(Exercise goal)
Consider the records below. How many of their lines include the word "this"? State the number and nothing else.

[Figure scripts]
###
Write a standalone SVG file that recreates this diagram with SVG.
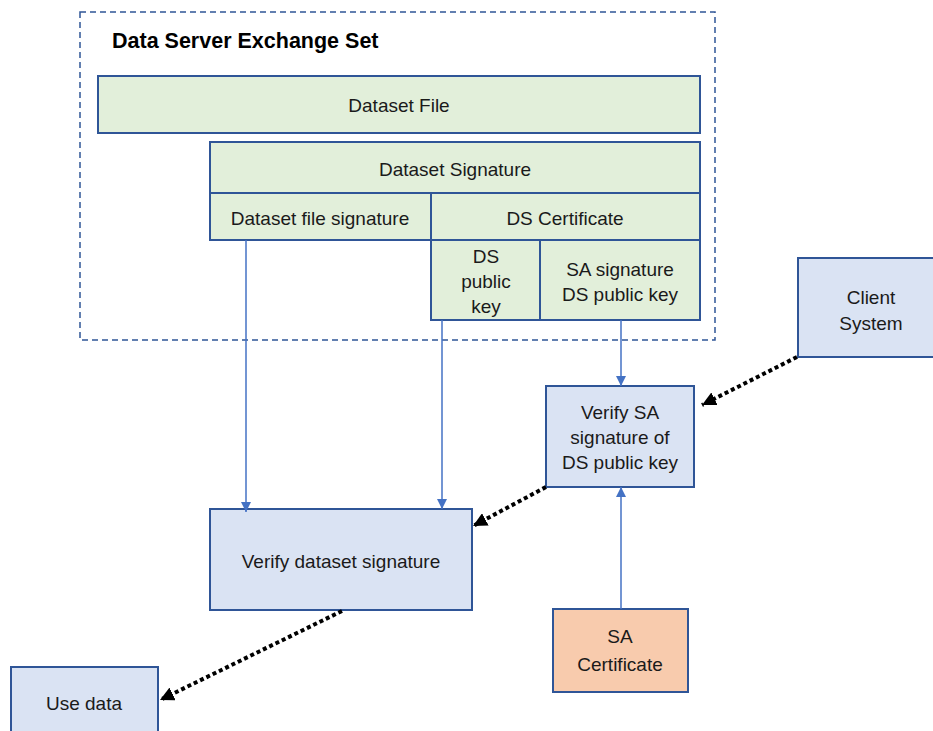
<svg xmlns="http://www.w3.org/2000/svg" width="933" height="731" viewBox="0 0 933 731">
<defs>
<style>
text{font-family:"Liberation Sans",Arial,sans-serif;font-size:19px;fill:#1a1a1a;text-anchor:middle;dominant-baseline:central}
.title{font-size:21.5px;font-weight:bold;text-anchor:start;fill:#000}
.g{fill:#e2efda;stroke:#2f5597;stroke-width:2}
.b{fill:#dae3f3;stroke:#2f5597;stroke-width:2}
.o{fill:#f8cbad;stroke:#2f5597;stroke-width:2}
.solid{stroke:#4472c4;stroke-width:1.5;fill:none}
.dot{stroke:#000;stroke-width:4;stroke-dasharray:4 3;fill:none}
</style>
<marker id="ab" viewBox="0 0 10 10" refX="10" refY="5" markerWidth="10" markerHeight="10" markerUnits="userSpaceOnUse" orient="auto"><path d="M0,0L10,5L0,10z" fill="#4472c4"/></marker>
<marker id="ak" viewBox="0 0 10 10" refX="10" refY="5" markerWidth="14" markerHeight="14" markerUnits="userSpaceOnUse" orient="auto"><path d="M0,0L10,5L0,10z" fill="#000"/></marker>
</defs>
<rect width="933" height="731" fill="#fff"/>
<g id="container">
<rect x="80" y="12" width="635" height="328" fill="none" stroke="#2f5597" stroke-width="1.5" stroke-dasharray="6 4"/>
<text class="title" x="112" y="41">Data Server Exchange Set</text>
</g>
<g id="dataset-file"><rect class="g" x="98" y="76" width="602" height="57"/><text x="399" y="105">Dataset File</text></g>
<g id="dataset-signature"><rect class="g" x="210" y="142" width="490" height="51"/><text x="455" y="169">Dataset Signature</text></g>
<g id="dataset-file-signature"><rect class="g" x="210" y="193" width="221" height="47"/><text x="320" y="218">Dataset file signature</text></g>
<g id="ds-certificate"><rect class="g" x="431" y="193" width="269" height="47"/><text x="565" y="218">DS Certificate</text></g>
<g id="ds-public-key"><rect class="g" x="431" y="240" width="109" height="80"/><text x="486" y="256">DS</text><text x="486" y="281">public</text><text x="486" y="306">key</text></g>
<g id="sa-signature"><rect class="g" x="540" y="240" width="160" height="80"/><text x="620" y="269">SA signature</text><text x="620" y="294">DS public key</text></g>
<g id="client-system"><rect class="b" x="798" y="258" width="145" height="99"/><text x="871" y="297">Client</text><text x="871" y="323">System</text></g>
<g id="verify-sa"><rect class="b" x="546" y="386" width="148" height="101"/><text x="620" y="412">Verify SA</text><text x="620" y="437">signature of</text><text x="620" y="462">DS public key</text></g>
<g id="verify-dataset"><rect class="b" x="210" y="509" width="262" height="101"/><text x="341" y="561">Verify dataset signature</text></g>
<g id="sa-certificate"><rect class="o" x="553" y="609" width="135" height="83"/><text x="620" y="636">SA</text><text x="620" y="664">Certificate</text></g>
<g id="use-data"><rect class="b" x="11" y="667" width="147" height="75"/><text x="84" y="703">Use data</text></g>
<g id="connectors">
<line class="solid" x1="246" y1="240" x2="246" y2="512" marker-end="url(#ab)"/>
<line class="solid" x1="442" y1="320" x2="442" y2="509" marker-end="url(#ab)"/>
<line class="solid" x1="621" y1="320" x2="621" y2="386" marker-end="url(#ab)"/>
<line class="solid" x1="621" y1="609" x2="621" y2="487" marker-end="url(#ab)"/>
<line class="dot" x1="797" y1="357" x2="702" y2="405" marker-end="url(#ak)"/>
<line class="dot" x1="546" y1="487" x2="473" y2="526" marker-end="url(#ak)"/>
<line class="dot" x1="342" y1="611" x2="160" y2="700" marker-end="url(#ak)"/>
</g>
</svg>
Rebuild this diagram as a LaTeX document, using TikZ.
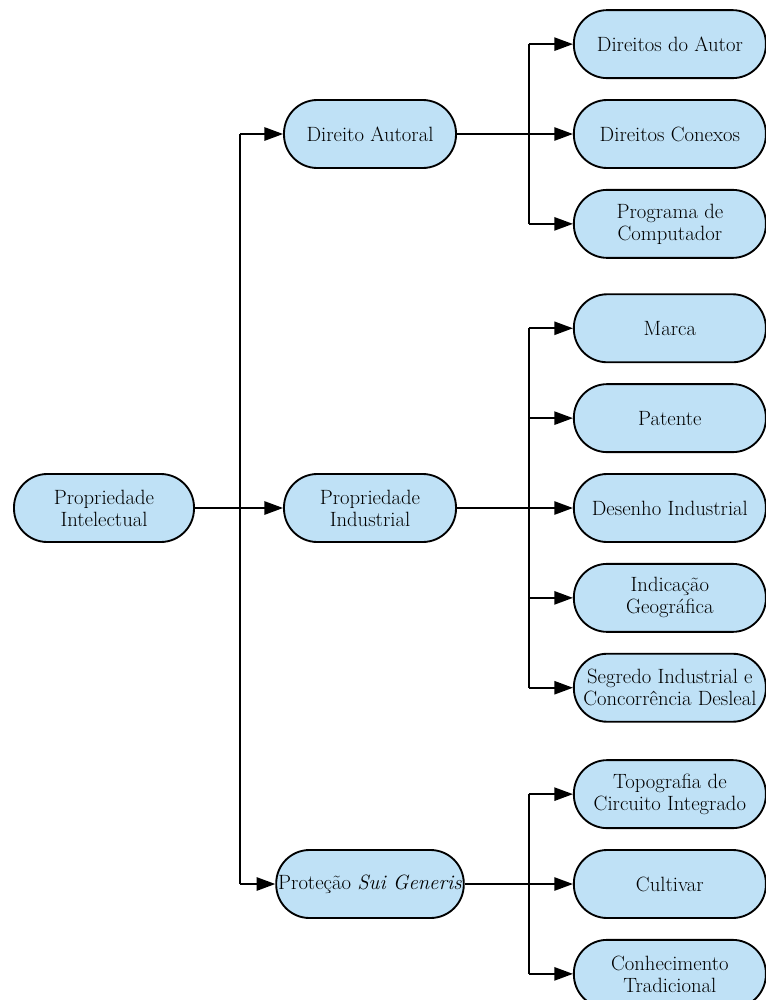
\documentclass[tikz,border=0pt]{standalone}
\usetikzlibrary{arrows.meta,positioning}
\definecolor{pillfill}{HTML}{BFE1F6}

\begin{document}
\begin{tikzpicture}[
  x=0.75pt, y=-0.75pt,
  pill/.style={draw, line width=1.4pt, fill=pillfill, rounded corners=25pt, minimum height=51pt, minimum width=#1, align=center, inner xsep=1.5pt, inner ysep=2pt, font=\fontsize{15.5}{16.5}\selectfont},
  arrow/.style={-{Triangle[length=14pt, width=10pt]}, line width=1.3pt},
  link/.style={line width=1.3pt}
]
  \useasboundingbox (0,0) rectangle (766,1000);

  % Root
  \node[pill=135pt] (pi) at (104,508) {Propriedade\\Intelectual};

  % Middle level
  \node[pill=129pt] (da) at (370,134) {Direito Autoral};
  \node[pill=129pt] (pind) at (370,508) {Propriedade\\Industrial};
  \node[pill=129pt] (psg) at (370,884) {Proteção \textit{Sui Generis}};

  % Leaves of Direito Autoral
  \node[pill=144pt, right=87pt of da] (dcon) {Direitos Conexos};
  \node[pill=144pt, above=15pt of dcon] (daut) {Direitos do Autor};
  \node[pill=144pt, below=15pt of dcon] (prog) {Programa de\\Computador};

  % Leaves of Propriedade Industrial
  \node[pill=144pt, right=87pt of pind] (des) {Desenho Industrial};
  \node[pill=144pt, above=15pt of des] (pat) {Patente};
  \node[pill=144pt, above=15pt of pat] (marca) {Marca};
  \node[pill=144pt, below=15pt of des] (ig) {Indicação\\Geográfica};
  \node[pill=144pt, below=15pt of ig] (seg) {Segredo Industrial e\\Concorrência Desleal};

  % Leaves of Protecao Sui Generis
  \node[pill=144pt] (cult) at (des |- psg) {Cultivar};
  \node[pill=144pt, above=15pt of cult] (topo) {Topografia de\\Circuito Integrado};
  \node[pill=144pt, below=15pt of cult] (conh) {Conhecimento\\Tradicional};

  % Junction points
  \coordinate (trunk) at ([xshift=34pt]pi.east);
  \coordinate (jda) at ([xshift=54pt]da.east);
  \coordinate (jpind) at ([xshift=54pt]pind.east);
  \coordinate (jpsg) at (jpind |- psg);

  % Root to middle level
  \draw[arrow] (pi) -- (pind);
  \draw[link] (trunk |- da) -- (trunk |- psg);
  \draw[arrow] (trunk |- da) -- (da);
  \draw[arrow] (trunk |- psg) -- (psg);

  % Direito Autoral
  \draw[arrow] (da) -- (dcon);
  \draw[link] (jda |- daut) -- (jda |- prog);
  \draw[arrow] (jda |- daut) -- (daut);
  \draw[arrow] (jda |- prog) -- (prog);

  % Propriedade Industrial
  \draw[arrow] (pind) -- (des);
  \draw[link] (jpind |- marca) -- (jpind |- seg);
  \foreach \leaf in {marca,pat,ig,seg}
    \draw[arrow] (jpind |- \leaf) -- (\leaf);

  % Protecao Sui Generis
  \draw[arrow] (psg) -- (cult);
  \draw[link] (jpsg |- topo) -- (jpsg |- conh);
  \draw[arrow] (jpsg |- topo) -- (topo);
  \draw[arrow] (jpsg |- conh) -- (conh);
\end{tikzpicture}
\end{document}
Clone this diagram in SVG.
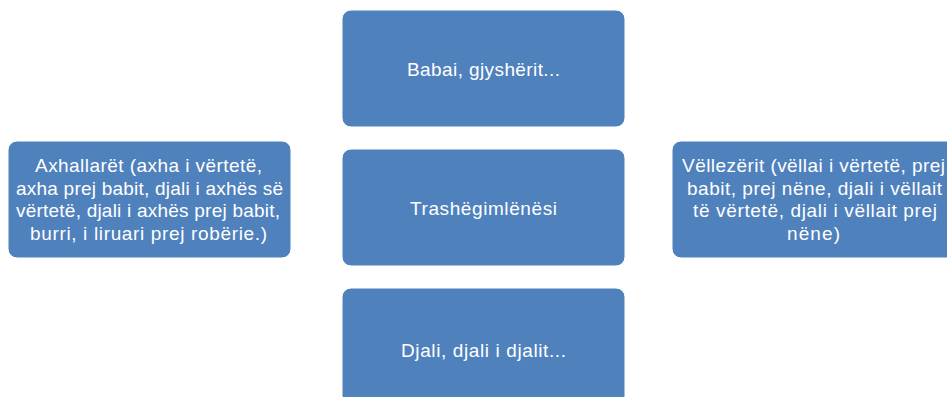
###
(Final answer)
3